The basis of value is closely related to the purpose of a given valuation exercise and can often vary. Selecting an appropriate basis of value is critical. For example, Fair Value is generally used for financial reporting purposes while Fair Market Value is used for tax reporting purposes. Other standards of value include investment value, liquidation value etc. Investment value reflects the value to a specific buyer/seller while liquidation value reflects the possible price of a business or an asset when operations are being discontinued or the assets/liabilities are being sold piece meal. Typically, Fair Value is a commonly utilized basis of value. Ind AS 113 – Fair Value Measurement defines Fair Value as:
The price that would be received to sell an asset or paid to transfer a liability in an orderly transaction between market participants at the measurement date
Key aspects of Fair Value as per Ind AS 113 include:
- Fair Value is based on the exit pricee. the price that would be received to sell an asset or paid to transfer a liability, not the transaction price or entry price or the price that was actually paid for the asset or that was received to assume the liability. Generally, entry and exit prices are different. The idea of exit price is based on expectations about the sale or transfer price from the perspective of market participants as of the valuation date.
- Fair Value emphasizes the concepts of a “principal market” and the “most advantageous market” with respect to the business/asset being valued. The principal market is defined as the market with the greatest volume and level of activity for the subject asset or liability. Ind AS 113, specifies that in the absence of a principal market, the most advantageous market should be considered. The most advantageous market is the market that maximizes the amount that would be received to sell a given asset or minimizes the amount that would be paid to transfer the liability, after taking into account transaction costs and transportation costs.
- Fair Value measurements should reflect market participant assumptions in pricing an asset or liability.
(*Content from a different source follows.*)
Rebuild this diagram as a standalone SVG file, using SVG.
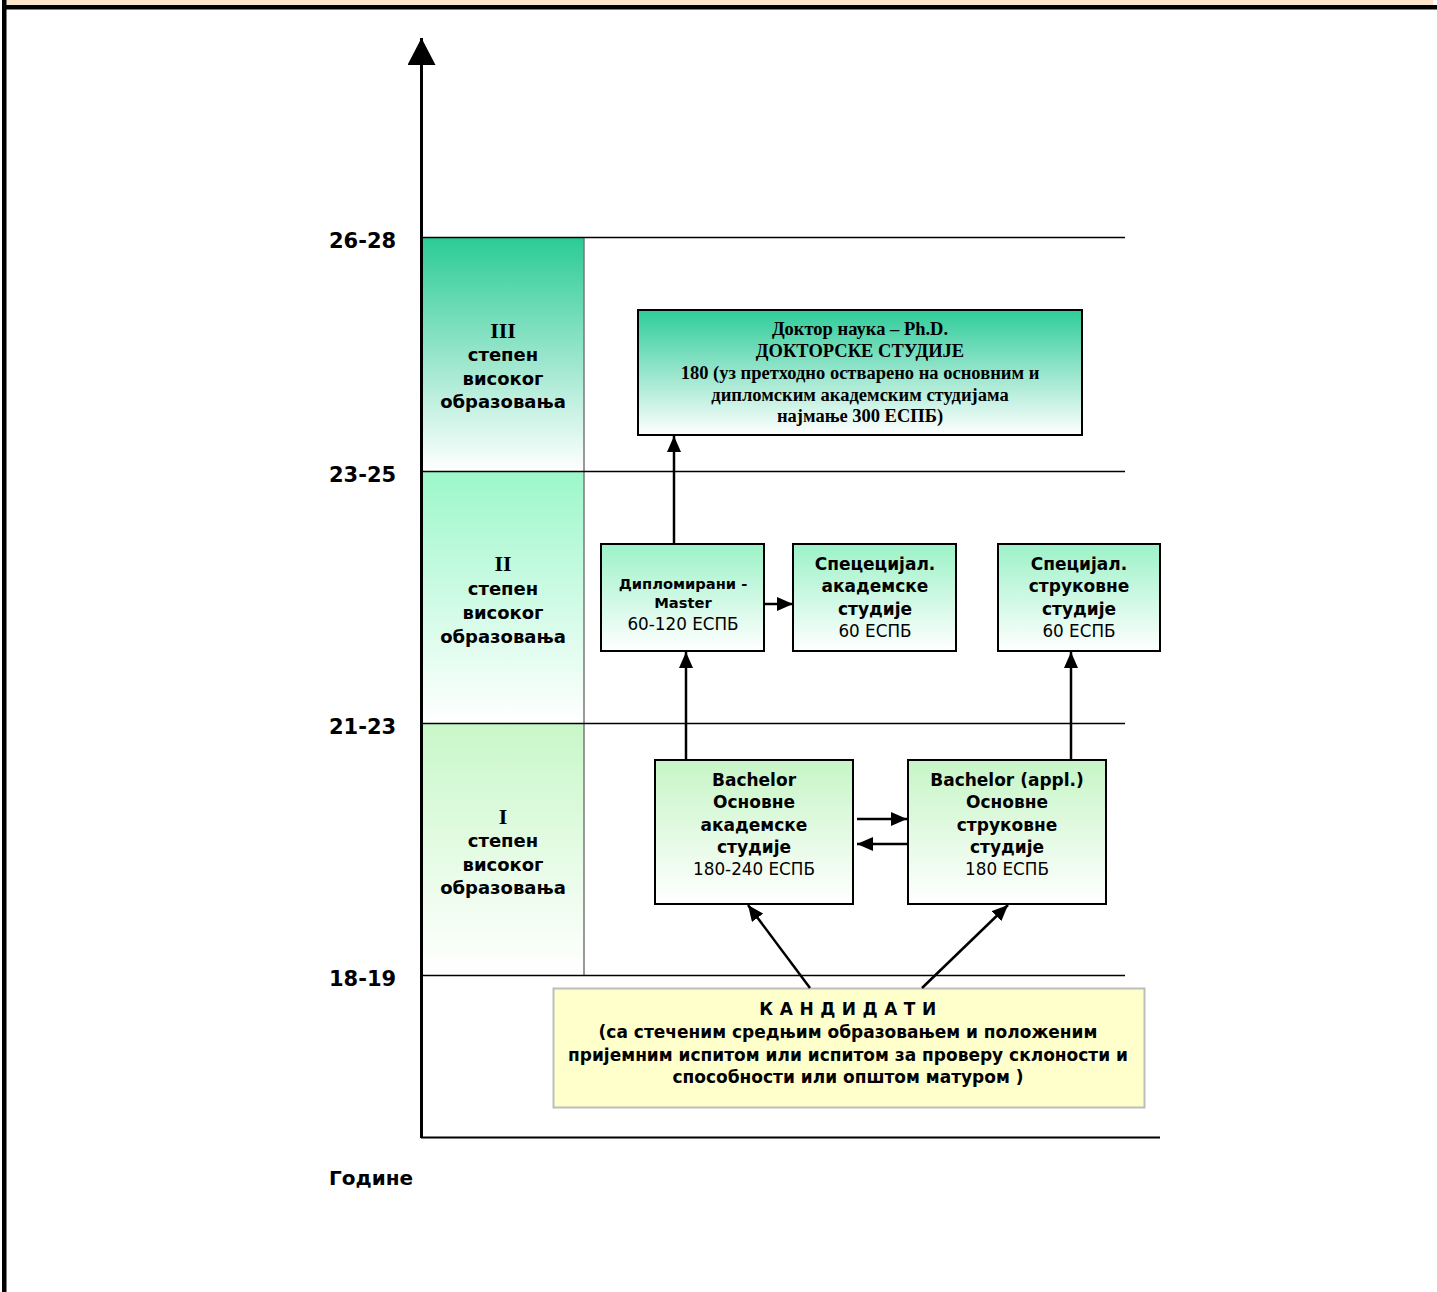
<svg xmlns="http://www.w3.org/2000/svg" width="1437" height="1292" viewBox="0 0 1437 1292">
<defs>
<linearGradient id="gIII" x1="0" y1="0" x2="0" y2="1"><stop offset="0" stop-color="#2BCB96"/><stop offset="1" stop-color="#FFFFFF"/></linearGradient>
<linearGradient id="gII" x1="0" y1="0" x2="0" y2="1"><stop offset="0" stop-color="#9CF7CA"/><stop offset="1" stop-color="#FFFFFF"/></linearGradient>
<linearGradient id="gI" x1="0" y1="0" x2="0" y2="1"><stop offset="0" stop-color="#C8F7C8"/><stop offset="1" stop-color="#FFFFFF"/></linearGradient>
<linearGradient id="gDoc" x1="0" y1="0" x2="0" y2="1"><stop offset="0" stop-color="#2ECC99"/><stop offset="1" stop-color="#FFFFFF"/></linearGradient>
<linearGradient id="gMas" x1="0" y1="0" x2="0" y2="1"><stop offset="0" stop-color="#9CF2C8"/><stop offset="1" stop-color="#FFFFFF"/></linearGradient>
<linearGradient id="gBac" x1="0" y1="0" x2="0" y2="1"><stop offset="0" stop-color="#C6F5C6"/><stop offset="1" stop-color="#FFFFFF"/></linearGradient>
<marker id="ah" viewBox="0 0 16 14" refX="16" refY="7" markerWidth="16" markerHeight="14" orient="auto" markerUnits="userSpaceOnUse"><path d="M0,0 L16,7 L0,14 z" fill="#000"/></marker>
<marker id="ahBig" viewBox="0 0 27 28" refX="27" refY="14" markerWidth="27" markerHeight="28" orient="auto" markerUnits="userSpaceOnUse"><path d="M0,0 L27,14 L0,28 z" fill="#000"/></marker>
<style>
.yr{font-family:"DejaVu Sans","Noto Sans",sans-serif;font-weight:bold;font-size:21px;fill:#000}
.god{font-family:"DejaVu Sans","Noto Sans",sans-serif;font-weight:bold;font-size:20px;fill:#000}
.lvl{font-family:"DejaVu Sans","Noto Sans",sans-serif;font-weight:bold;font-size:18px;fill:#000;text-anchor:middle}
.rom{font-family:"Liberation Serif",serif;font-weight:bold;font-size:22px;fill:#000;text-anchor:middle}
.b{font-family:"DejaVu Sans","Noto Sans",sans-serif;font-weight:bold;font-size:17px;fill:#000;text-anchor:middle}
.bs{font-family:"DejaVu Sans","Noto Sans",sans-serif;font-weight:bold;font-size:14.7px;fill:#000;text-anchor:middle}
.r{font-family:"DejaVu Sans","Noto Sans",sans-serif;font-size:16.8px;fill:#000;text-anchor:middle}
.ser{font-family:"Liberation Serif",serif;font-weight:bold;font-size:18.5px;fill:#000;text-anchor:middle}
.box{stroke:#000;stroke-width:2}
.grid{stroke:#000;stroke-width:1.5;fill:none}
.con{stroke:#000;stroke-width:2.5;fill:none;marker-end:url(#ah)}
</style>
</defs>
<rect x="0" y="0" width="1437" height="1292" fill="#FFFFFF"/>
<g id="frame">
<rect x="6" y="0" width="1427" height="6" fill="#FDE5CC"/>
<rect x="2" y="5" width="1435" height="4.5" fill="#000"/>
<rect x="2" y="0" width="4.5" height="1292" fill="#000"/>
</g>
<g id="levels">
<rect x="422" y="237" width="162" height="234" fill="url(#gIII)"/>
<rect x="422" y="471" width="162" height="252" fill="url(#gII)"/>
<rect x="422" y="723" width="162" height="252" fill="url(#gI)"/>
<line x1="584" y1="237" x2="584" y2="975" stroke="#777" stroke-width="1.5"/>
<line class="grid" x1="421" y1="237.5" x2="1125" y2="237.5"/>
<line class="grid" x1="421" y1="471.5" x2="1125" y2="471.5"/>
<line class="grid" x1="421" y1="723.5" x2="1125" y2="723.5"/>
<line class="grid" x1="421" y1="975.5" x2="1125" y2="975.5"/>
<line x1="421" y1="1137.5" x2="1160" y2="1137.5" stroke="#000" stroke-width="2"/>
<line x1="421.5" y1="1138" x2="421.5" y2="38" stroke="#000" stroke-width="3" marker-end="url(#ahBig)"/>
<text class="yr" x="329" y="248">26-28</text>
<text class="yr" x="329" y="482">23-25</text>
<text class="yr" x="329" y="734">21-23</text>
<text class="yr" x="329" y="986">18-19</text>
<text class="god" x="329" y="1185">Године</text>
<text class="rom" x="503" y="338">III</text>
<text class="lvl" x="503" y="361">степен</text>
<text class="lvl" x="503" y="385">високог</text>
<text class="lvl" x="503" y="408">образовања</text>
<text class="rom" x="503" y="571">II</text>
<text class="lvl" x="503" y="595">степен</text>
<text class="lvl" x="503" y="619">високог</text>
<text class="lvl" x="503" y="643">образовања</text>
<text class="rom" x="503" y="824">I</text>
<text class="lvl" x="503" y="847">степен</text>
<text class="lvl" x="503" y="871">високог</text>
<text class="lvl" x="503" y="894">образовања</text>
</g>
<g id="doctor">
<rect class="box" x="638" y="310" width="444" height="125" fill="url(#gDoc)"/>
<text class="ser" x="860" y="335">Доктор наука – Ph.D.</text>
<text class="ser" x="860" y="357">ДОКТОРСКЕ СТУДИЈЕ</text>
<text class="ser" x="860" y="379">180 (уз претходно остварено на основним и</text>
<text class="ser" x="860" y="401">дипломским академским студијама</text>
<text class="ser" x="860" y="422">најмање 300 ЕСПБ)</text>
</g>
<g id="master">
<rect class="box" x="601" y="544" width="163" height="107" fill="url(#gMas)"/>
<text class="bs" x="683" y="589">Дипломирани -</text>
<text class="bs" x="683" y="608">Master</text>
<text class="r" x="683" y="630">60-120 ЕСПБ</text>
</g>
<g id="spec-academic">
<rect class="box" x="793" y="544" width="163" height="107" fill="url(#gMas)"/>
<text class="b" x="875" y="570">Спецецијал.</text>
<text class="b" x="875" y="592">академске</text>
<text class="b" x="875" y="615">студије</text>
<text class="r" x="875" y="637">60 ЕСПБ</text>
</g>
<g id="spec-professional">
<rect class="box" x="998" y="544" width="162" height="107" fill="url(#gMas)"/>
<text class="b" x="1079" y="570">Специјал.</text>
<text class="b" x="1079" y="592">струковне</text>
<text class="b" x="1079" y="615">студије</text>
<text class="r" x="1079" y="637">60 ЕСПБ</text>
</g>
<g id="bachelor">
<rect class="box" x="655" y="760" width="198" height="144" fill="url(#gBac)"/>
<text class="b" x="754" y="786">Bachelor</text>
<text class="b" x="754" y="808">Основне</text>
<text class="b" x="754" y="831">академске</text>
<text class="b" x="754" y="853">студије</text>
<text class="r" x="754" y="875">180-240 ЕСПБ</text>
</g>
<g id="bachelor-appl">
<rect class="box" x="908" y="760" width="198" height="144" fill="url(#gBac)"/>
<text class="b" x="1007" y="786">Bachelor (appl.)</text>
<text class="b" x="1007" y="808">Основне</text>
<text class="b" x="1007" y="831">струковне</text>
<text class="b" x="1007" y="853">студије</text>
<text class="r" x="1007" y="875">180 ЕСПБ</text>
</g>
<g id="kandidati">
<rect x="553.5" y="988.5" width="591" height="119" fill="#FFFFCC" stroke="#BDBDBD" stroke-width="2"/>
<text class="b" x="851" y="1015" letter-spacing="6.5">КАНДИДАТИ</text>
<text class="b" x="848" y="1038">(са стеченим средњим образовањем и положеним</text>
<text class="b" x="848" y="1061">пријемним испитом или испитом за проверу склоности и</text>
<text class="b" x="848" y="1083">способности или општом матуром )</text>
</g>
<g id="connectors">
<line class="con" x1="674" y1="544" x2="674" y2="436"/>
<line class="con" x1="686" y1="760" x2="686" y2="652"/>
<line class="con" x1="1071" y1="760" x2="1071" y2="652"/>
<line class="con" x1="764" y1="604" x2="793" y2="604"/>
<line class="con" x1="857" y1="819" x2="907" y2="819"/>
<line class="con" x1="908" y1="844" x2="857" y2="844"/>
<line class="con" x1="810" y1="988" x2="748" y2="905"/>
<line class="con" x1="922" y1="988" x2="1008" y2="905"/>
</g>
</svg>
Market participants are assumed to be buyers and sellers in the principal (or most advantageous) market that are knowledgeable independent, unrelated parties willing and able to transact for the asset or liability being Fair Valued without compulsion.
- The highest and best use (“HABU”) of a nonfinancial asset or group of nonfinancial assets and nonfinancial liabilities is the use by market participants that maximises the value of the nonfinancial assets/liabilities. This Fair Value concept considers (i) the different ways of utilizing the individual asset/liability, i.e. the highest and best use, and (ii) the valuation premise, whether the maximum value is on a standalone basis or in combination with other assets.
- Fair Value measurements should consider characteristics of the assets/liabilities being valued such as the condition, location, restrictions associated with the sale or use of an asset as applicable. Liability fair valuations should reflect nonperformance risk.
Fair value hierarchy: To promote consistency and comparability in fair value measurements, Ind AS 113 establishes a Fair Value hierarchy that categorises valuation related inputs into three levels, namely:
- Level 1 inputs – these inputs are quoted prices (unadjusted) in active markets for identical assets/liabilities that the entity can access at the measurement date. As a quoted price in an active market provides the most reliable evidence of Fair Value, it should be utilized to measure Fair Value whenever available. Common examples of Level 1 inputs include listed equity securities and open ended mutual funds with daily published net asset values.
- Level 2 inputs – these inputs are other than quoted prices included within Level 1 that are observable for the asset or liability, either directly or indirectly. Level 2 inputs include (i) quoted prices for similar assets or liabilities in active markets; (ii) quoted prices for identical/similar assets or liabilities in markets that are not active; (iii) inputs other than quoted prices that are observable for the asset or liability, such as interest rates, yield curves, and implied volatilities; and (iv)market-corroborated inputs. Adjustments to Level 2 inputs vary depending on factors specific to the asset or liability, including (i) condition or location of the asset; (ii) the extent to which inputs relate to items that are comparable to the asset or liability; and(iii) the volume or level of activity in the markets within which the inputs are observed.
- Level 3 inputs – these inputs are unobservable inputs for assets/liabilities. Unobservable inputs are used to measure Fair Value to the extent that relevant observable inputs are not available. The unobservable inputs should reflect the assumptions that market participants would use when pricing the asset or liability, including assumptions about risk. An entity should develop unobservable inputs using the best information available. In developing unobservable inputs, an entity may begin with its own data, but it should adjust the data to ensure consistency with a market participant view point. Common examples of Level 3 inputs include management prepared business forecasts utilized in a discounted cash flow model.
In estimating the Fair Value of an asset/liability, valuation techniques are used that are appropriate under the circumstances and for which sufficient data is available to measure Fair Value, thus maximising the use of relevant observable inputs and minimising the use of unobservable inputs.
In some cases a single valuation technique will be appropriate, for example when valuing an asset/liability using Level 1 quoted prices in an active market for identical assets/liabilities. In other cases, multiple valuation techniques can be considered i.e. when valuing a cash generating unit. If multiple valuation techniques are used, the results should be evaluated considering the reasonableness of the range of values.
Valuation techniques used to measure Fair Value should be applied consistently. However, a change in a valuation technique or its application is reasonable if the change results in a measurement that is equally or more representative of Fair Value under the circumstances (for example a change in the entity’s product offerings, a change in business environment, achange in the industry or market conditions etc).